Recorded information:

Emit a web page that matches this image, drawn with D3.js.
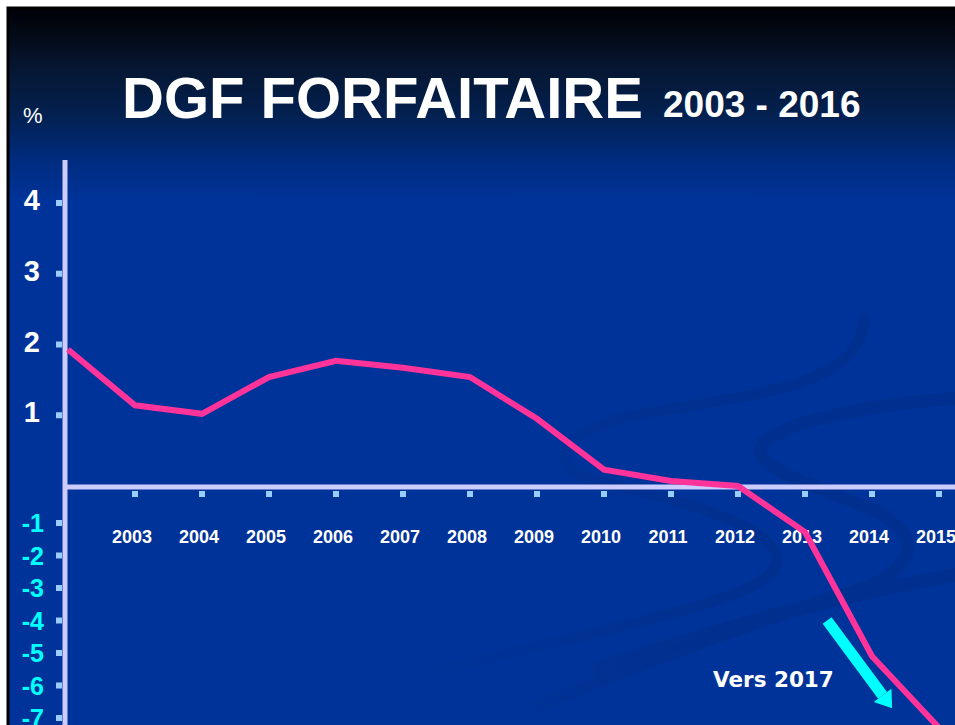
<!DOCTYPE html>
<html>
<head>
<meta charset="utf-8">
<script src="https://cdn.jsdelivr.net/npm/d3@7"></script>
<style>
  body { margin: 0; background: #fff; }
  svg { display: block; }
</style>
</head>
<body>
<div class="canvas"></div>
<script>
// data
const years = [2002, 2003, 2004, 2005, 2006, 2007, 2008, 2009, 2010, 2011, 2012, 2013, 2014, 2015];
const values = [1.93, 1.14, 1.02, 1.54, 1.77, 1.67, 1.54, 0.95, 0.23, 0.07, 0.0, -1.28, -5.1, -7.3];
const xTickYears = [2003, 2004, 2005, 2006, 2007, 2008, 2009, 2010, 2011, 2012, 2013, 2014, 2015];
const posTicks = [1, 2, 3, 4];
const negTicks = [-1, -2, -3, -4, -5, -6, -7];

const dims = { width: 955, height: 725 };
const sans = '"Liberation Sans", Arial, sans-serif';

const svg = d3.select('.canvas')
    .append('svg')
    .attr('width', dims.width)
    .attr('height', dims.height)
    .style('font-family', sans)
    .style('font-weight', 'bold');

// slide background
const defs = svg.append('defs');
const grad = defs.append('linearGradient')
    .attr('id', 'bg')
    .attr('gradientUnits', 'userSpaceOnUse')
    .attr('x1', 0).attr('y1', 8).attr('x2', 0).attr('y2', 200);
[[0, '#000008'], [0.08, '#02060f'], [0.3, '#061630'], [0.55, '#03204f'], [0.8, '#002c80'], [1, '#003399']]
    .forEach(s => grad.append('stop').attr('offset', s[0]).attr('stop-color', s[1]));

// swooshes fade out towards the left
const fade = defs.append('linearGradient')
    .attr('id', 'fade')
    .attr('gradientUnits', 'userSpaceOnUse')
    .attr('x1', 400).attr('y1', 0).attr('x2', 720).attr('y2', 0);
fade.append('stop').attr('offset', 0).attr('stop-color', '#00308f').attr('stop-opacity', 0);
fade.append('stop').attr('offset', 1).attr('stop-color', '#00308f').attr('stop-opacity', 1);

defs.append('clipPath').attr('id', 'slide')
  .append('rect').attr('x', 9).attr('y', 9).attr('width', 960).attr('height', 730);

svg.append('rect')
    .attr('x', 8).attr('y', 8)
    .attr('width', 970).attr('height', 740)
    .attr('fill', 'url(#bg)')
    .attr('stroke', '#000')
    .attr('stroke-width', 3);

const swoosh = svg.append('g')
    .attr('clip-path', 'url(#slide)')
    .attr('fill', 'none')
    .attr('stroke', 'url(#fade)')
    .attr('stroke-linecap', 'round');

swoosh.append('path')
    .attr('d', 'M864,318 C862,385 760,394 640,414 C548,432 542,472 610,485 C710,505 800,540 772,572 C742,604 620,625 440,670')
    .attr('stroke-width', 11);
swoosh.append('path')
    .attr('d', 'M960,398 C880,404 790,418 762,444 C748,470 830,490 882,514 C930,545 905,575 852,592 C760,620 650,660 540,705')
    .attr('stroke-width', 13);
swoosh.append('path')
    .attr('d', 'M960,574 C860,592 760,615 600,668')
    .attr('stroke-width', 14);

// scales
const x = d3.scaleLinear()
    .domain([2002, 2015])
    .range([68, 939]);

// the slide uses a squeezed scale below zero
const y = d3.scaleLinear()
    .domain([-7, -1, 0, 4])
    .range([718, 523, 486, 203]);

// title
svg.append('text')
    .attr('x', 122).attr('y', 118)
    .attr('fill', '#fff')
    .style('font-size', '58px')
    .text('DGF FORFAITAIRE');
svg.append('text')
    .attr('x', 663).attr('y', 117)
    .attr('fill', '#fff')
    .style('font-size', '37px')
    .text('2003 - 2016');
svg.append('text')
    .attr('x', 23).attr('y', 123)
    .attr('fill', '#fff')
    .style('font-size', '22px')
    .style('font-weight', 'normal')
    .text('%');

// axis lines
const axisColor = '#ccccff';
svg.append('line')
    .attr('x1', x(2002) - 3).attr('x2', x(2002) - 3)
    .attr('y1', 160).attr('y2', dims.height)
    .attr('stroke', axisColor).attr('stroke-width', 5);
svg.append('line')
    .attr('x1', x(2002) - 5).attr('x2', dims.width)
    .attr('y1', y(0) + 1).attr('y2', y(0) + 1)
    .attr('stroke', axisColor).attr('stroke-width', 5);

// y ticks
const tickColor = '#99ccff';
svg.append('g').selectAll('rect')
    .data(posTicks.concat(negTicks))
    .enter().append('rect')
      .attr('x', 56).attr('y', d => y(d) - 3)
      .attr('width', 6).attr('height', 6)
      .attr('fill', tickColor);

svg.append('g').selectAll('text')
    .data(posTicks)
    .enter().append('text')
      .attr('x', 40).attr('y', d => y(d) + 7)
      .attr('text-anchor', 'end')
      .attr('fill', '#fff')
      .style('font-size', '29px')
      .text(d => d);

svg.append('g').selectAll('text')
    .data(negTicks)
    .enter().append('text')
      .attr('x', 44).attr('y', d => y(d) + 9)
      .attr('text-anchor', 'end')
      .attr('fill', '#00ffff')
      .style('font-size', '25px')
      .text(d => d);

// x ticks
svg.append('g').selectAll('rect')
    .data(xTickYears)
    .enter().append('rect')
      .attr('x', d => x(d) - 3).attr('y', y(0) + 5)
      .attr('width', 6).attr('height', 6)
      .attr('fill', tickColor);

svg.append('g').selectAll('text')
    .data(xTickYears)
    .enter().append('text')
      .attr('x', d => x(d) - 3).attr('y', 543)
      .attr('text-anchor', 'middle')
      .attr('fill', '#fff')
      .style('font-size', '18px')
      .text(d => d);

// the line
const line = d3.line()
    .x((d, i) => x(years[i]))
    .y(d => y(d));

svg.append('path')
    .datum(values)
    .attr('clip-path', 'url(#slide)')
    .attr('d', line)
    .attr('fill', 'none')
    .attr('stroke', '#ff3399')
    .attr('stroke-width', 6)
    .attr('stroke-linejoin', 'miter');

// "Vers 2017" annotation with arrow
const a0 = [x(2013.33), y(-4.0)];
const a1 = [x(2014.3), y(-6.7)];
const ang = Math.atan2(a1[1] - a0[1], a1[0] - a0[0]);
const headLen = 16, headW = 11;
const base = [a1[0] - headLen * Math.cos(ang), a1[1] - headLen * Math.sin(ang)];

svg.append('line')
    .attr('x1', a0[0]).attr('y1', a0[1])
    .attr('x2', base[0]).attr('y2', base[1])
    .attr('stroke', '#00ffff')
    .attr('stroke-width', 11);
svg.append('path')
    .attr('d', d3.line()([
        [base[0] + headW * Math.sin(ang), base[1] - headW * Math.cos(ang)],
        a1,
        [base[0] - headW * Math.sin(ang), base[1] + headW * Math.cos(ang)]
    ]) + 'Z')
    .attr('fill', '#00ffff');

svg.append('text')
    .attr('x', 713).attr('y', 687)
    .attr('fill', '#fff')
    .style('font-family', '"DejaVu Sans", Verdana, sans-serif')
    .style('font-size', '21.5px')
    .text('Vers 2017');
</script>
</body>
</html>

What you need to do: Your copy of the data above should match it exactly, except that pictures are left out.

The answer:
Emit a web page that matches this image, drawn with D3.js.
<!DOCTYPE html>
<html>
<head>
<meta charset="utf-8">
<script src="https://cdn.jsdelivr.net/npm/d3@7"></script>
<style>
  body { margin: 0; background: #fff; }
  svg { display: block; }
</style>
</head>
<body>
<div class="canvas"></div>
<script>
// data
const years = [2002, 2003, 2004, 2005, 2006, 2007, 2008, 2009, 2010, 2011, 2012, 2013, 2014, 2015];
const values = [1.93, 1.14, 1.02, 1.54, 1.77, 1.67, 1.54, 0.95, 0.23, 0.07, 0.0, -1.28, -5.1, -7.3];
const xTickYears = [2003, 2004, 2005, 2006, 2007, 2008, 2009, 2010, 2011, 2012, 2013, 2014, 2015];
const posTicks = [1, 2, 3, 4];
const negTicks = [-1, -2, -3, -4, -5, -6, -7];

const dims = { width: 955, height: 725 };
const sans = '"Liberation Sans", Arial, sans-serif';

const svg = d3.select('.canvas')
    .append('svg')
    .attr('width', dims.width)
    .attr('height', dims.height)
    .style('font-family', sans)
    .style('font-weight', 'bold');

// slide background
const defs = svg.append('defs');
const grad = defs.append('linearGradient')
    .attr('id', 'bg')
    .attr('gradientUnits', 'userSpaceOnUse')
    .attr('x1', 0).attr('y1', 8).attr('x2', 0).attr('y2', 200);
[[0, '#000008'], [0.08, '#02060f'], [0.3, '#061630'], [0.55, '#03204f'], [0.8, '#002c80'], [1, '#003399']]
    .forEach(s => grad.append('stop').attr('offset', s[0]).attr('stop-color', s[1]));

// swooshes fade out towards the left
const fade = defs.append('linearGradient')
    .attr('id', 'fade')
    .attr('gradientUnits', 'userSpaceOnUse')
    .attr('x1', 400).attr('y1', 0).attr('x2', 720).attr('y2', 0);
fade.append('stop').attr('offset', 0).attr('stop-color', '#00308f').attr('stop-opacity', 0);
fade.append('stop').attr('offset', 1).attr('stop-color', '#00308f').attr('stop-opacity', 1);

defs.append('clipPath').attr('id', 'slide')
  .append('rect').attr('x', 9).attr('y', 9).attr('width', 960).attr('height', 730);

svg.append('rect')
    .attr('x', 8).attr('y', 8)
    .attr('width', 970).attr('height', 740)
    .attr('fill', 'url(#bg)')
    .attr('stroke', '#000')
    .attr('stroke-width', 3);

const swoosh = svg.append('g')
    .attr('clip-path', 'url(#slide)')
    .attr('fill', 'none')
    .attr('stroke', 'url(#fade)')
    .attr('stroke-linecap', 'round');

swoosh.append('path')
    .attr('d', 'M864,318 C862,385 760,394 640,414 C548,432 542,472 610,485 C710,505 800,540 772,572 C742,604 620,625 440,670')
    .attr('stroke-width', 11);
swoosh.append('path')
    .attr('d', 'M960,398 C880,404 790,418 762,444 C748,470 830,490 882,514 C930,545 905,575 852,592 C760,620 650,660 540,705')
    .attr('stroke-width', 13);
swoosh.append('path')
    .attr('d', 'M960,574 C860,592 760,615 600,668')
    .attr('stroke-width', 14);

// scales
const x = d3.scaleLinear()
    .domain([2002, 2015])
    .range([68, 939]);

// the slide uses a squeezed scale below zero
const y = d3.scaleLinear()
    .domain([-7, -1, 0, 4])
    .range([718, 523, 486, 203]);

// title
svg.append('text')
    .attr('x', 122).attr('y', 118)
    .attr('fill', '#fff')
    .style('font-size', '58px')
    .text('DGF FORFAITAIRE');
svg.append('text')
    .attr('x', 663).attr('y', 117)
    .attr('fill', '#fff')
    .style('font-size', '37px')
    .text('2003 - 2016');
svg.append('text')
    .attr('x', 23).attr('y', 123)
    .attr('fill', '#fff')
    .style('font-size', '22px')
    .style('font-weight', 'normal')
    .text('%');

// axis lines
const axisColor = '#ccccff';
svg.append('line')
    .attr('x1', x(2002) - 3).attr('x2', x(2002) - 3)
    .attr('y1', 160).attr('y2', dims.height)
    .attr('stroke', axisColor).attr('stroke-width', 5);
svg.append('line')
    .attr('x1', x(2002) - 5).attr('x2', dims.width)
    .attr('y1', y(0) + 1).attr('y2', y(0) + 1)
    .attr('stroke', axisColor).attr('stroke-width', 5);

// y ticks
const tickColor = '#99ccff';
svg.append('g').selectAll('rect')
    .data(posTicks.concat(negTicks))
    .enter().append('rect')
      .attr('x', 56).attr('y', d => y(d) - 3)
      .attr('width', 6).attr('height', 6)
      .attr('fill', tickColor);

svg.append('g').selectAll('text')
    .data(posTicks)
    .enter().append('text')
      .attr('x', 40).attr('y', d => y(d) + 7)
      .attr('text-anchor', 'end')
      .attr('fill', '#fff')
      .style('font-size', '29px')
      .text(d => d);

svg.append('g').selectAll('text')
    .data(negTicks)
    .enter().append('text')
      .attr('x', 44).attr('y', d => y(d) + 9)
      .attr('text-anchor', 'end')
      .attr('fill', '#00ffff')
      .style('font-size', '25px')
      .text(d => d);

// x ticks
svg.append('g').selectAll('rect')
    .data(xTickYears)
    .enter().append('rect')
      .attr('x', d => x(d) - 3).attr('y', y(0) + 5)
      .attr('width', 6).attr('height', 6)
      .attr('fill', tickColor);

svg.append('g').selectAll('text')
    .data(xTickYears)
    .enter().append('text')
      .attr('x', d => x(d) - 3).attr('y', 543)
      .attr('text-anchor', 'middle')
      .attr('fill', '#fff')
      .style('font-size', '18px')
      .text(d => d);

// the line
const line = d3.line()
    .x((d, i) => x(years[i]))
    .y(d => y(d));

svg.append('path')
    .datum(values)
    .attr('clip-path', 'url(#slide)')
    .attr('d', line)
    .attr('fill', 'none')
    .attr('stroke', '#ff3399')
    .attr('stroke-width', 6)
    .attr('stroke-linejoin', 'miter');

// "Vers 2017" annotation with arrow
const a0 = [x(2013.33), y(-4.0)];
const a1 = [x(2014.3), y(-6.7)];
const ang = Math.atan2(a1[1] - a0[1], a1[0] - a0[0]);
const headLen = 16, headW = 11;
const base = [a1[0] - headLen * Math.cos(ang), a1[1] - headLen * Math.sin(ang)];

svg.append('line')
    .attr('x1', a0[0]).attr('y1', a0[1])
    .attr('x2', base[0]).attr('y2', base[1])
    .attr('stroke', '#00ffff')
    .attr('stroke-width', 11);
svg.append('path')
    .attr('d', d3.line()([
        [base[0] + headW * Math.sin(ang), base[1] - headW * Math.cos(ang)],
        a1,
        [base[0] - headW * Math.sin(ang), base[1] + headW * Math.cos(ang)]
    ]) + 'Z')
    .attr('fill', '#00ffff');

svg.append('text')
    .attr('x', 713).attr('y', 687)
    .attr('fill', '#fff')
    .style('font-family', '"DejaVu Sans", Verdana, sans-serif')
    .style('font-size', '21.5px')
    .text('Vers 2017');
</script>
</body>
</html>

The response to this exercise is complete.